Entries taken from a collection:
╔══
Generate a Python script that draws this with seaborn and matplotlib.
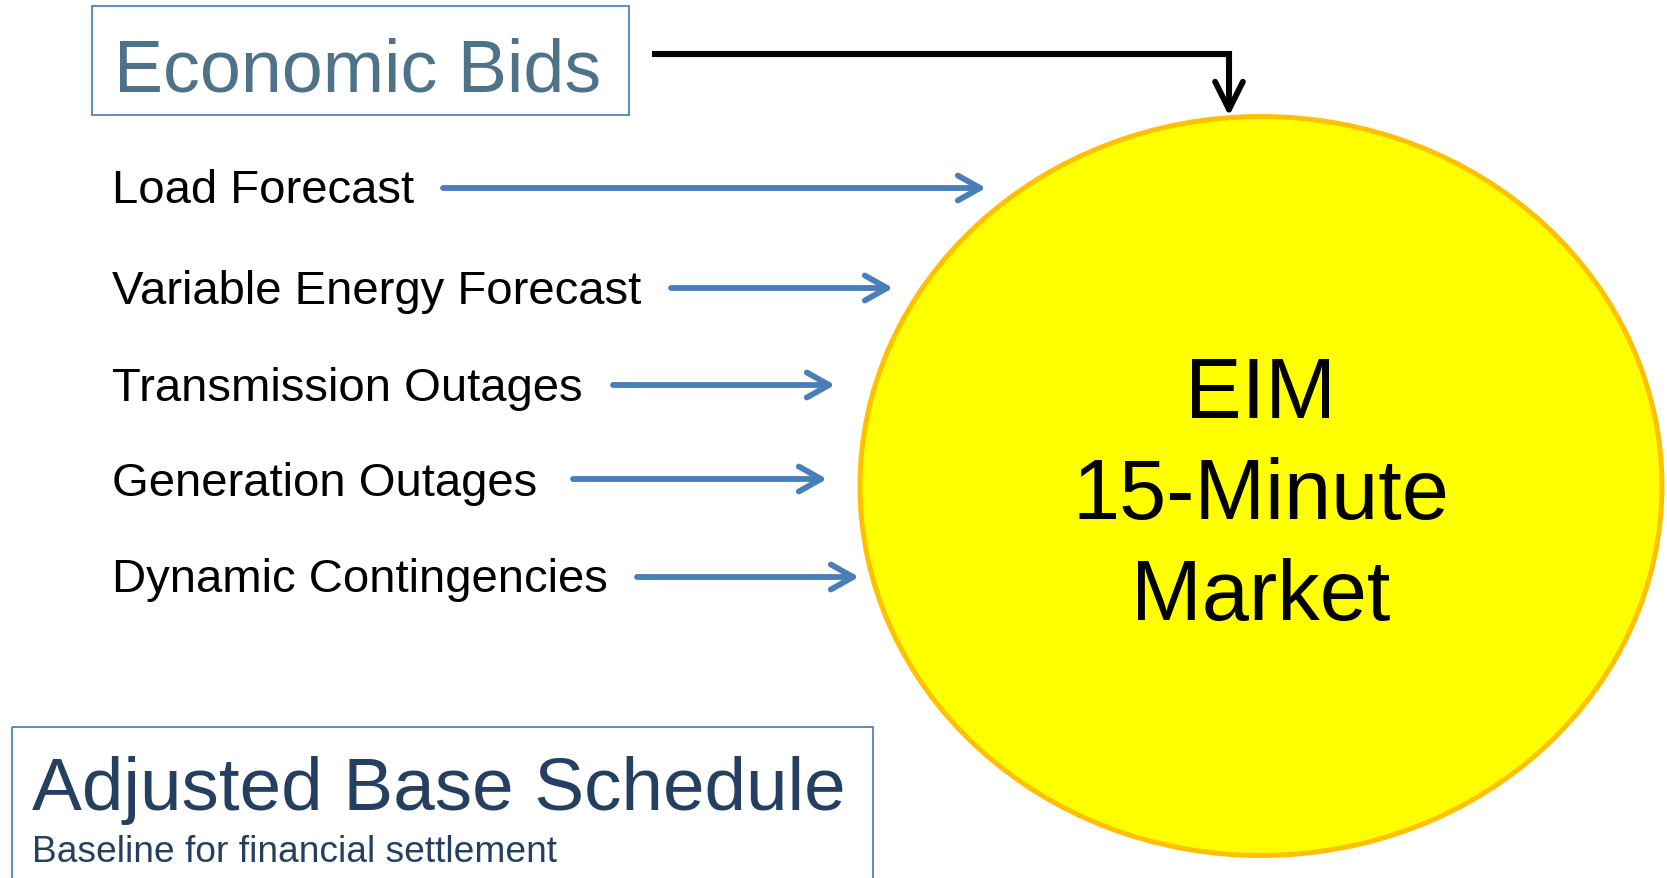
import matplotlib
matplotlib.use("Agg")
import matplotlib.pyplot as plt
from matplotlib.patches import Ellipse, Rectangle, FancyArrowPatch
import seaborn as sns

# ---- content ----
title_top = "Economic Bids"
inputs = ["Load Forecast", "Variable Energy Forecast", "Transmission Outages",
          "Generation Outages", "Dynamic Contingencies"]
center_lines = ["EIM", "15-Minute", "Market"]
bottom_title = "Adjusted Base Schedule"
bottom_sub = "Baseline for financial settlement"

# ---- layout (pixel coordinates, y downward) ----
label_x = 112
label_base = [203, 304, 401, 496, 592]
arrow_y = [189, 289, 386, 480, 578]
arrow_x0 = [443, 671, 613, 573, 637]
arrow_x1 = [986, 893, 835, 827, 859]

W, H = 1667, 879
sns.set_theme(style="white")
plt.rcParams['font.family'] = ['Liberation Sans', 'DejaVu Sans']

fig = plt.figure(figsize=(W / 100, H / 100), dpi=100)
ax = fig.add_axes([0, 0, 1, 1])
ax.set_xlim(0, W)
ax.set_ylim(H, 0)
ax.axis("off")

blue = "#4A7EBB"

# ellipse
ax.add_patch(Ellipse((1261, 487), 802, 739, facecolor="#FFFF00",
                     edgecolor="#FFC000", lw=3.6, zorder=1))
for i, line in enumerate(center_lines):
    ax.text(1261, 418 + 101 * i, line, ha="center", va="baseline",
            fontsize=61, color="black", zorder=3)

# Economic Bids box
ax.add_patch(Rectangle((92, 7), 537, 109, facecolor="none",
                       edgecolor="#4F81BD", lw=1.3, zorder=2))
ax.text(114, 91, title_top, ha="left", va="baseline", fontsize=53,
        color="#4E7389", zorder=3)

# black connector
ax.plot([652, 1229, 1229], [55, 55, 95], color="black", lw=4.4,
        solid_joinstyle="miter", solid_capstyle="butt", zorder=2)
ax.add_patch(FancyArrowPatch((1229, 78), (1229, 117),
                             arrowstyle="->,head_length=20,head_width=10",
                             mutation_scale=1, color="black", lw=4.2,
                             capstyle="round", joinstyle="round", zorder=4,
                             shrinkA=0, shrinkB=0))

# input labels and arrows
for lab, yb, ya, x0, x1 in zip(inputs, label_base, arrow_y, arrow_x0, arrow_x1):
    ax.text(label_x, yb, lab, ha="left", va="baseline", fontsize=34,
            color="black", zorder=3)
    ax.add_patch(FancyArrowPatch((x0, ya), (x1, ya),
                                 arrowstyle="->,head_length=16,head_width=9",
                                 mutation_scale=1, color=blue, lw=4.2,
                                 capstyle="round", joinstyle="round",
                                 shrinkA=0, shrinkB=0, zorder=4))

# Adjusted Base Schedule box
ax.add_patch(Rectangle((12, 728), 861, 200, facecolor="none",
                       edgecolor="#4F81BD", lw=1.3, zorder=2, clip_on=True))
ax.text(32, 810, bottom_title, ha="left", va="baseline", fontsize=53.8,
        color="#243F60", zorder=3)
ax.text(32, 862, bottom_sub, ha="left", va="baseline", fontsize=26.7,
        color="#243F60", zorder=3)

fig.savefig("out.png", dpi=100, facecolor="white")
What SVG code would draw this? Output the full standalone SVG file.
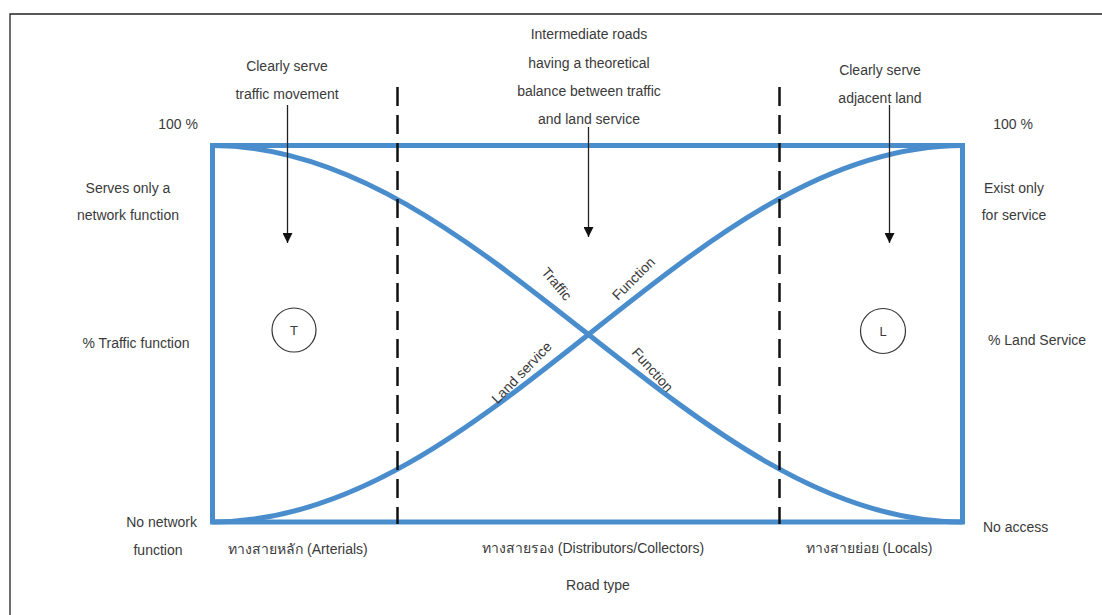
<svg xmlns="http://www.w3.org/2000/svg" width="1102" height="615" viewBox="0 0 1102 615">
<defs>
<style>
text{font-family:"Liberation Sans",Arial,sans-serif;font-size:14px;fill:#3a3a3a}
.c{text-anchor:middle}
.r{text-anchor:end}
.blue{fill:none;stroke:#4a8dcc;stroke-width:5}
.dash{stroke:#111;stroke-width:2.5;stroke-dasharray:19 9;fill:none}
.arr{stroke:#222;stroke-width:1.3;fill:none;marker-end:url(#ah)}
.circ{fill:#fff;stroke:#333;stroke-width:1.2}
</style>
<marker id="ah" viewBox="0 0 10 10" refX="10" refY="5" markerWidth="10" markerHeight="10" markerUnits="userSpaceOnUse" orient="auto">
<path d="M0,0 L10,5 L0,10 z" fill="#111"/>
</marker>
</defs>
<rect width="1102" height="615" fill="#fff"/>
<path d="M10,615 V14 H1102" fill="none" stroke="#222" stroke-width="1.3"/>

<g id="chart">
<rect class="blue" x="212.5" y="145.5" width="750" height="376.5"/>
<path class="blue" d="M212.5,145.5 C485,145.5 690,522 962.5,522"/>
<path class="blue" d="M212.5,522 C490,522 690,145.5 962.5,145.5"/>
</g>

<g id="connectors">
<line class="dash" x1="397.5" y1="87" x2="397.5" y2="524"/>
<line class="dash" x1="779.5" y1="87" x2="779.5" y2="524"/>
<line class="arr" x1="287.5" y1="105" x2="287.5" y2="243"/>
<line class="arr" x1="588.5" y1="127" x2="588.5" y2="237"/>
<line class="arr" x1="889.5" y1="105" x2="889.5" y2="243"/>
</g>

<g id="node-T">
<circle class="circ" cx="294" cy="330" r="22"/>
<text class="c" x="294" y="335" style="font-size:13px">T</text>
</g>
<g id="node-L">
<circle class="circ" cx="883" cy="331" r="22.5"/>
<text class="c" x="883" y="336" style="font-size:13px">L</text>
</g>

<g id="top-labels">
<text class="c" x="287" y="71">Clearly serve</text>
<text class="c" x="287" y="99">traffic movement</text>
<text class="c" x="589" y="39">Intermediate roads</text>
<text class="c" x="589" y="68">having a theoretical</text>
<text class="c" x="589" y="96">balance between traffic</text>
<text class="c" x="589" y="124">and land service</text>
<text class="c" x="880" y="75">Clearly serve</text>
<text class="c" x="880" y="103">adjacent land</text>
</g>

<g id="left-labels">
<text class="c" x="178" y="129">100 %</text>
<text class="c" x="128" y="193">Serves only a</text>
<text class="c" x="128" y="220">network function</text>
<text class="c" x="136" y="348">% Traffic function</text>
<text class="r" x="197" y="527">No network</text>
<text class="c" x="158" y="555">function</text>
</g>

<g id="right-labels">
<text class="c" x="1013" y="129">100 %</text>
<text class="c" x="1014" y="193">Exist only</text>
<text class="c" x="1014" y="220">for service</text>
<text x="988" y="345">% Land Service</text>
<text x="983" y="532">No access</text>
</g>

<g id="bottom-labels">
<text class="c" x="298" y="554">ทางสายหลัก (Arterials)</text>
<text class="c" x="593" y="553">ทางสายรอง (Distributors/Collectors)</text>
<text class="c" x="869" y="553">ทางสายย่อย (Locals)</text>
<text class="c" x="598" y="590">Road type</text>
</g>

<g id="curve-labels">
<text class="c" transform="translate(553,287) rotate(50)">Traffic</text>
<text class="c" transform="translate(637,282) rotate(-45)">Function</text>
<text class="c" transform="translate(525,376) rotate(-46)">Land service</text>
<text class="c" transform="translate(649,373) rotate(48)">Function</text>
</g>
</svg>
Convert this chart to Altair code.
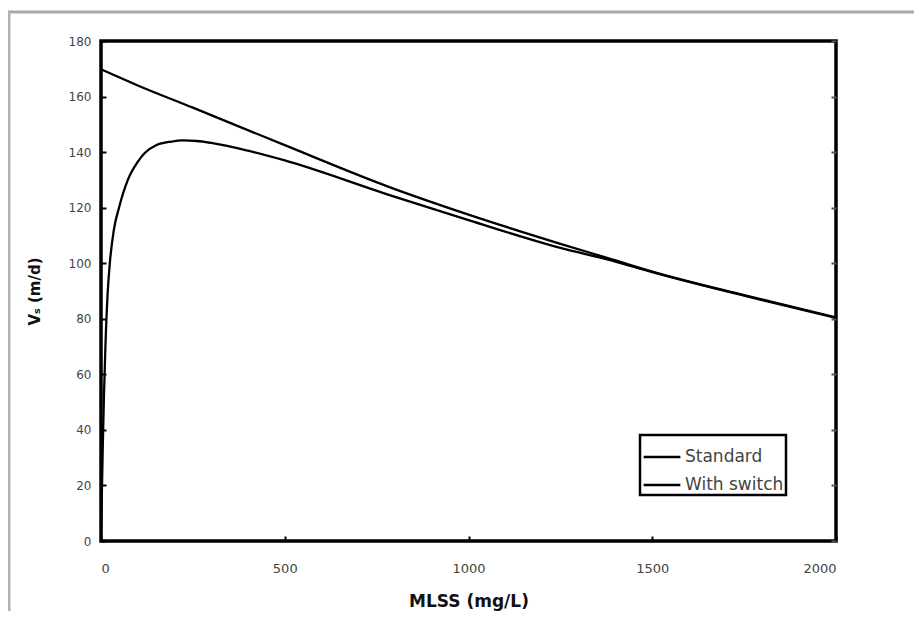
╚══
Stated exercise: Pictures are excluded; extract exactly the lines from the start of the data through the line that holds "import seaborn as sns", both ends included.

Result below:
Generate a Python script that draws this with seaborn and matplotlib.
import matplotlib
matplotlib.use("Agg")
import matplotlib.pyplot as plt
from matplotlib.patches import Ellipse, Rectangle, FancyArrowPatch
import seaborn as sns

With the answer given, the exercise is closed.